* **Exercise task**
Without the pictures, copy the entries below word for word.
..........
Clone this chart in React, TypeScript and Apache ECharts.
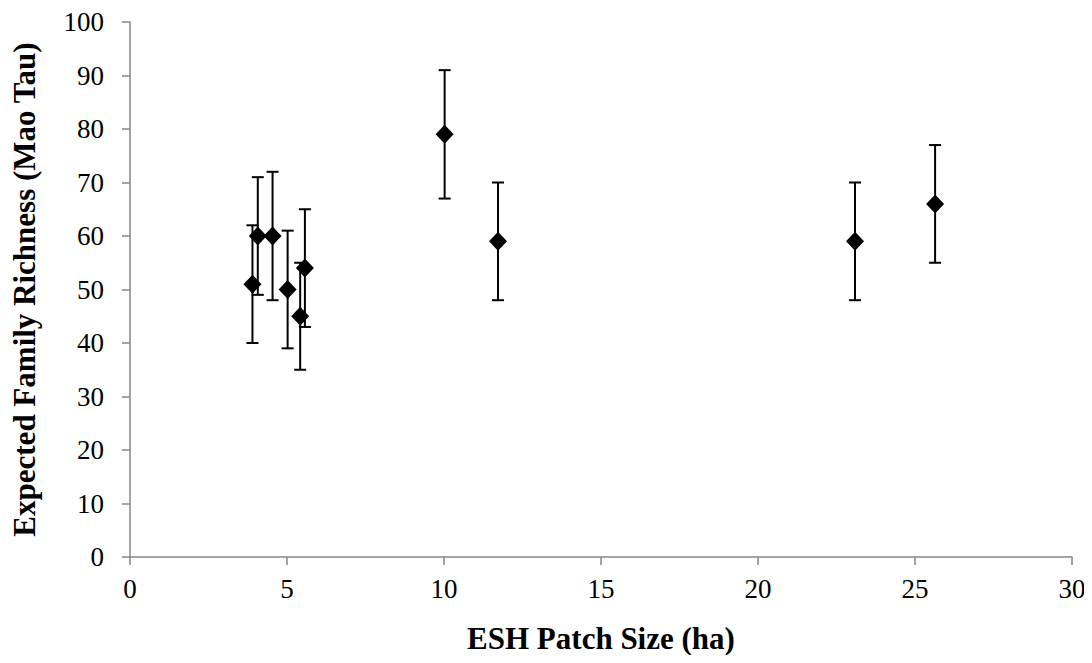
import React, { useEffect, useRef } from "react";
import * as echarts from "echarts";

const patchSize = [3.9, 4.07, 4.54, 5.02, 5.42, 5.57, 10.02, 11.72, 23.09, 25.64];
const richness = [51, 60, 60, 50, 45, 54, 79, 59, 59, 66];
const errLow = [40, 49, 48, 39, 35, 43, 67, 48, 48, 55];
const errHigh = [62, 71, 72, 61, 55, 65, 91, 70, 70, 77];
const xTicks = [0, 5, 10, 15, 20, 25, 30];
const yTicks = [0, 10, 20, 30, 40, 50, 60, 70, 80, 90, 100];

export default function App() {
  const ref = useRef<HTMLDivElement>(null);
  useEffect(() => {
    if (!ref.current) return;
    const chart = echarts.init(ref.current, undefined, { renderer: "svg" });
    const font = "'Liberation Serif', 'Times New Roman', serif";
    const points = patchSize.map((x, i) => [x, richness[i]]);
    const errs = patchSize.map((x, i) => [x, errLow[i], errHigh[i]]);
    chart.setOption({
      animation: false,
      backgroundColor: "#fff",
      grid: { left: 130, right: 20, top: 22, bottom: 106 },
      xAxis: {
        type: "value",
        min: xTicks[0],
        max: xTicks[xTicks.length - 1],
        interval: 5,
        name: "ESH Patch Size (ha)",
        nameLocation: "middle",
        nameGap: 66,
        nameTextStyle: { fontFamily: font, fontSize: 31, fontWeight: "bold", color: "#000" },
        axisLine: { lineStyle: { color: "#868686", width: 1.5 } },
        axisTick: { show: true, length: 8, lineStyle: { color: "#868686", width: 1.5 } },
        axisLabel: { fontFamily: font, fontSize: 27, color: "#000", margin: 18 },
        splitLine: { show: false },
      },
      yAxis: {
        type: "value",
        min: yTicks[0],
        max: yTicks[yTicks.length - 1],
        interval: 10,
        name: "Expected Family Richness (Mao Tau)",
        nameLocation: "middle",
        nameGap: 90,
        nameTextStyle: { fontFamily: font, fontSize: 31, fontWeight: "bold", color: "#000" },
        axisLine: { show: true, lineStyle: { color: "#868686", width: 1.5 } },
        axisTick: { show: true, length: 8, lineStyle: { color: "#868686", width: 1.5 } },
        axisLabel: { fontFamily: font, fontSize: 27, color: "#000", margin: 26 },
        splitLine: { show: false },
      },
      series: [
        {
          type: "custom",
          data: errs,
          z: 1,
          renderItem: (params: any, api: any) => {
            const x = api.value(0);
            const lo = api.coord([x, api.value(1)]);
            const hi = api.coord([x, api.value(2)]);
            const hw = 6;
            const style = { stroke: "#000", lineWidth: 2 };
            return {
              type: "group",
              children: [
                { type: "line", shape: { x1: lo[0], y1: lo[1], x2: hi[0], y2: hi[1] }, style },
                { type: "line", shape: { x1: lo[0] - hw, y1: lo[1], x2: lo[0] + hw, y2: lo[1] }, style },
                { type: "line", shape: { x1: hi[0] - hw, y1: hi[1], x2: hi[0] + hw, y2: hi[1] }, style },
              ],
            };
          },
        },
        {
          type: "scatter",
          data: points,
          symbol: "diamond",
          symbolSize: [18, 19],
          itemStyle: { color: "#000", opacity: 1 },
          z: 3,
        },
      ],
    });
    return () => chart.dispose();
  }, []);
  return <div ref={ref} style={{ width: 1092, height: 663, margin: -8 }} />;
}
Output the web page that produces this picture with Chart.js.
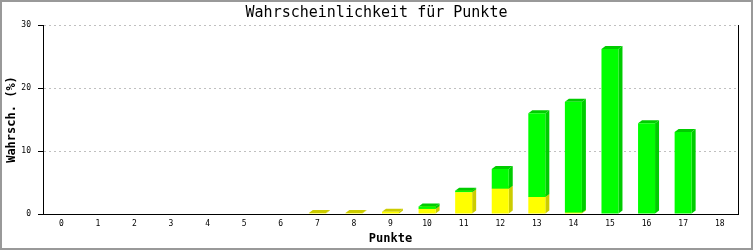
<!DOCTYPE html>
<html>
<head>
<meta charset="utf-8">
<script src="https://cdn.jsdelivr.net/npm/chart.js@4/dist/chart.umd.min.js"></script>
<style>
html,body{margin:0;padding:0;background:#fff;}
canvas{display:block;}
</style>
</head>
<body>
<canvas id="c" width="753" height="250"></canvas>
<script>
const categories = ['0','1','2','3','4','5','6','7','8','9','10','11','12','13','14','15','16','17','18'];
const yellowValues = [0,0,0,0,0,0,0,0.15,0.15,0.35,0.8,3.45,4.0,2.7,0.2,0,0,0,0];
const greenValues  = [0,0,0,0,0,0,0,0,0,0,0.4,0.25,3.15,13.3,17.6,26.2,14.4,13.0,0];
const yTicks = [0,10,20,30];

const FONT = 'DejaVu Sans Mono';

const bar3d = {
  id: 'bar3d',
  beforeDraw(chart) {
    const ctx = chart.ctx;
    ctx.save();
    ctx.fillStyle = '#fff';
    ctx.fillRect(0, 0, chart.width, chart.height);
    ctx.strokeStyle = '#999';
    ctx.lineWidth = 2;
    ctx.strokeRect(1, 1, chart.width - 2, chart.height - 2);
    ctx.restore();
  },
  beforeDatasetsDraw(chart) {
    const ctx = chart.ctx;
    const dx = 4, dy = 3;
    ctx.save();
    chart.data.datasets.forEach((ds, i) => {
      const meta = chart.getDatasetMeta(i);
      meta.data.forEach((bar, j) => {
        if (!ds.data[j]) return;
        const p = bar.getProps(['x', 'y', 'base', 'width'], true);
        const l = p.x - p.width / 2, r = p.x + p.width / 2;
        const top = Math.min(p.y, p.base), bot = Math.max(p.y, p.base);
        ctx.fillStyle = ds.sideColor;
        ctx.beginPath();
        ctx.moveTo(r, top);
        ctx.lineTo(r + dx, top - dy);
        ctx.lineTo(r + dx, bot - dy);
        ctx.lineTo(r, bot);
        ctx.closePath();
        ctx.fill();
        ctx.beginPath();
        ctx.moveTo(l, top);
        ctx.lineTo(l + dx, top - dy);
        ctx.lineTo(r + dx, top - dy);
        ctx.lineTo(r, top);
        ctx.closePath();
        ctx.fill();
      });
    });
    ctx.restore();
  }
};

new Chart(document.getElementById('c'), {
  type: 'bar',
  data: {
    labels: categories,
    datasets: [
      { label: 'gelb', data: yellowValues, backgroundColor: '#ffff00', sideColor: '#cccc00', borderWidth: 0 },
      { label: 'grün', data: greenValues, backgroundColor: '#00ff00', sideColor: '#00cc00', borderWidth: 0 }
    ]
  },
  options: {
    responsive: false,
    animation: false,
    devicePixelRatio: 1,
    layout: { padding: 0 },
    datasets: { bar: { barPercentage: 0.465, categoryPercentage: 1 } },
    plugins: {
      legend: { display: false },
      tooltip: { enabled: false },
      title: {
        display: true,
        text: 'Wahrscheinlichkeit für Punkte',
        color: '#000',
        font: { family: FONT, size: 15, weight: 'normal' },
        padding: { top: 4, bottom: 3 }
      }
    },
    scales: {
      x: {
        stacked: true,
        grid: { display: false, drawTicks: false },
        border: { color: '#000', width: 1 },
        ticks: { color: '#000', font: { family: FONT, size: 8 }, padding: 5, maxRotation: 0, autoSkip: false },
        title: { display: true, text: 'Punkte', color: '#000', font: { family: FONT, size: 12, weight: 'bold' }, padding: { top: 0, bottom: 4 } },
        afterFit(s) { s.height = 36; }
      },
      y: {
        stacked: true,
        min: 0,
        max: 30,
        afterBuildTicks(s) { s.ticks = yTicks.map(v => ({ value: v })); },
        grid: { color: '#c0c0c0', tickColor: '#000', tickLength: 5, tickWidth: 1, tickBorderDash: [] },
        border: { color: '#000', width: 1, dash: [2, 3] },
        ticks: { color: '#000', font: { family: FONT, size: 8 }, padding: 7 },
        title: { display: true, text: 'Wahrsch. (%)', color: '#000', font: { family: FONT, size: 12, weight: 'bold' }, padding: { top: 5, bottom: 0 } },
        afterFit(s) { s.width = 43; }
      },
      y2: {
        position: 'right',
        min: 0,
        max: 30,
        grid: { display: false, drawTicks: false },
        border: { display: true, color: '#000', width: 1 },
        ticks: { display: false },
        afterFit(s) { s.width = 15; }
      }
    }
  },
  plugins: [bar3d]
});
</script>
</body>
</html>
..........
* **Solution for this task**
Clone this chart in React, TypeScript and Apache ECharts.
import React, { useEffect, useRef } from "react";
import * as echarts from "echarts";

const patchSize = [3.9, 4.07, 4.54, 5.02, 5.42, 5.57, 10.02, 11.72, 23.09, 25.64];
const richness = [51, 60, 60, 50, 45, 54, 79, 59, 59, 66];
const errLow = [40, 49, 48, 39, 35, 43, 67, 48, 48, 55];
const errHigh = [62, 71, 72, 61, 55, 65, 91, 70, 70, 77];
const xTicks = [0, 5, 10, 15, 20, 25, 30];
const yTicks = [0, 10, 20, 30, 40, 50, 60, 70, 80, 90, 100];

export default function App() {
  const ref = useRef<HTMLDivElement>(null);
  useEffect(() => {
    if (!ref.current) return;
    const chart = echarts.init(ref.current, undefined, { renderer: "svg" });
    const font = "'Liberation Serif', 'Times New Roman', serif";
    const points = patchSize.map((x, i) => [x, richness[i]]);
    const errs = patchSize.map((x, i) => [x, errLow[i], errHigh[i]]);
    chart.setOption({
      animation: false,
      backgroundColor: "#fff",
      grid: { left: 130, right: 20, top: 22, bottom: 106 },
      xAxis: {
        type: "value",
        min: xTicks[0],
        max: xTicks[xTicks.length - 1],
        interval: 5,
        name: "ESH Patch Size (ha)",
        nameLocation: "middle",
        nameGap: 66,
        nameTextStyle: { fontFamily: font, fontSize: 31, fontWeight: "bold", color: "#000" },
        axisLine: { lineStyle: { color: "#868686", width: 1.5 } },
        axisTick: { show: true, length: 8, lineStyle: { color: "#868686", width: 1.5 } },
        axisLabel: { fontFamily: font, fontSize: 27, color: "#000", margin: 18 },
        splitLine: { show: false },
      },
      yAxis: {
        type: "value",
        min: yTicks[0],
        max: yTicks[yTicks.length - 1],
        interval: 10,
        name: "Expected Family Richness (Mao Tau)",
        nameLocation: "middle",
        nameGap: 90,
        nameTextStyle: { fontFamily: font, fontSize: 31, fontWeight: "bold", color: "#000" },
        axisLine: { show: true, lineStyle: { color: "#868686", width: 1.5 } },
        axisTick: { show: true, length: 8, lineStyle: { color: "#868686", width: 1.5 } },
        axisLabel: { fontFamily: font, fontSize: 27, color: "#000", margin: 26 },
        splitLine: { show: false },
      },
      series: [
        {
          type: "custom",
          data: errs,
          z: 1,
          renderItem: (params: any, api: any) => {
            const x = api.value(0);
            const lo = api.coord([x, api.value(1)]);
            const hi = api.coord([x, api.value(2)]);
            const hw = 6;
            const style = { stroke: "#000", lineWidth: 2 };
            return {
              type: "group",
              children: [
                { type: "line", shape: { x1: lo[0], y1: lo[1], x2: hi[0], y2: hi[1] }, style },
                { type: "line", shape: { x1: lo[0] - hw, y1: lo[1], x2: lo[0] + hw, y2: lo[1] }, style },
                { type: "line", shape: { x1: hi[0] - hw, y1: hi[1], x2: hi[0] + hw, y2: hi[1] }, style },
              ],
            };
          },
        },
        {
          type: "scatter",
          data: points,
          symbol: "diamond",
          symbolSize: [18, 19],
          itemStyle: { color: "#000", opacity: 1 },
          z: 3,
        },
      ],
    });
    return () => chart.dispose();
  }, []);
  return <div ref={ref} style={{ width: 1092, height: 663, margin: -8 }} />;
}
Output the web page that produces this picture with Chart.js.
<!DOCTYPE html>
<html>
<head>
<meta charset="utf-8">
<script src="https://cdn.jsdelivr.net/npm/chart.js@4/dist/chart.umd.min.js"></script>
<style>
html,body{margin:0;padding:0;background:#fff;}
canvas{display:block;}
</style>
</head>
<body>
<canvas id="c" width="753" height="250"></canvas>
<script>
const categories = ['0','1','2','3','4','5','6','7','8','9','10','11','12','13','14','15','16','17','18'];
const yellowValues = [0,0,0,0,0,0,0,0.15,0.15,0.35,0.8,3.45,4.0,2.7,0.2,0,0,0,0];
const greenValues  = [0,0,0,0,0,0,0,0,0,0,0.4,0.25,3.15,13.3,17.6,26.2,14.4,13.0,0];
const yTicks = [0,10,20,30];

const FONT = 'DejaVu Sans Mono';

const bar3d = {
  id: 'bar3d',
  beforeDraw(chart) {
    const ctx = chart.ctx;
    ctx.save();
    ctx.fillStyle = '#fff';
    ctx.fillRect(0, 0, chart.width, chart.height);
    ctx.strokeStyle = '#999';
    ctx.lineWidth = 2;
    ctx.strokeRect(1, 1, chart.width - 2, chart.height - 2);
    ctx.restore();
  },
  beforeDatasetsDraw(chart) {
    const ctx = chart.ctx;
    const dx = 4, dy = 3;
    ctx.save();
    chart.data.datasets.forEach((ds, i) => {
      const meta = chart.getDatasetMeta(i);
      meta.data.forEach((bar, j) => {
        if (!ds.data[j]) return;
        const p = bar.getProps(['x', 'y', 'base', 'width'], true);
        const l = p.x - p.width / 2, r = p.x + p.width / 2;
        const top = Math.min(p.y, p.base), bot = Math.max(p.y, p.base);
        ctx.fillStyle = ds.sideColor;
        ctx.beginPath();
        ctx.moveTo(r, top);
        ctx.lineTo(r + dx, top - dy);
        ctx.lineTo(r + dx, bot - dy);
        ctx.lineTo(r, bot);
        ctx.closePath();
        ctx.fill();
        ctx.beginPath();
        ctx.moveTo(l, top);
        ctx.lineTo(l + dx, top - dy);
        ctx.lineTo(r + dx, top - dy);
        ctx.lineTo(r, top);
        ctx.closePath();
        ctx.fill();
      });
    });
    ctx.restore();
  }
};

new Chart(document.getElementById('c'), {
  type: 'bar',
  data: {
    labels: categories,
    datasets: [
      { label: 'gelb', data: yellowValues, backgroundColor: '#ffff00', sideColor: '#cccc00', borderWidth: 0 },
      { label: 'grün', data: greenValues, backgroundColor: '#00ff00', sideColor: '#00cc00', borderWidth: 0 }
    ]
  },
  options: {
    responsive: false,
    animation: false,
    devicePixelRatio: 1,
    layout: { padding: 0 },
    datasets: { bar: { barPercentage: 0.465, categoryPercentage: 1 } },
    plugins: {
      legend: { display: false },
      tooltip: { enabled: false },
      title: {
        display: true,
        text: 'Wahrscheinlichkeit für Punkte',
        color: '#000',
        font: { family: FONT, size: 15, weight: 'normal' },
        padding: { top: 4, bottom: 3 }
      }
    },
    scales: {
      x: {
        stacked: true,
        grid: { display: false, drawTicks: false },
        border: { color: '#000', width: 1 },
        ticks: { color: '#000', font: { family: FONT, size: 8 }, padding: 5, maxRotation: 0, autoSkip: false },
        title: { display: true, text: 'Punkte', color: '#000', font: { family: FONT, size: 12, weight: 'bold' }, padding: { top: 0, bottom: 4 } },
        afterFit(s) { s.height = 36; }
      },
      y: {
        stacked: true,
        min: 0,
        max: 30,
        afterBuildTicks(s) { s.ticks = yTicks.map(v => ({ value: v })); },
        grid: { color: '#c0c0c0', tickColor: '#000', tickLength: 5, tickWidth: 1, tickBorderDash: [] },
        border: { color: '#000', width: 1, dash: [2, 3] },
        ticks: { color: '#000', font: { family: FONT, size: 8 }, padding: 7 },
        title: { display: true, text: 'Wahrsch. (%)', color: '#000', font: { family: FONT, size: 12, weight: 'bold' }, padding: { top: 5, bottom: 0 } },
        afterFit(s) { s.width = 43; }
      },
      y2: {
        position: 'right',
        min: 0,
        max: 30,
        grid: { display: false, drawTicks: false },
        border: { display: true, color: '#000', width: 1 },
        ticks: { display: false },
        afterFit(s) { s.width = 15; }
      }
    }
  },
  plugins: [bar3d]
});
</script>
</body>
</html>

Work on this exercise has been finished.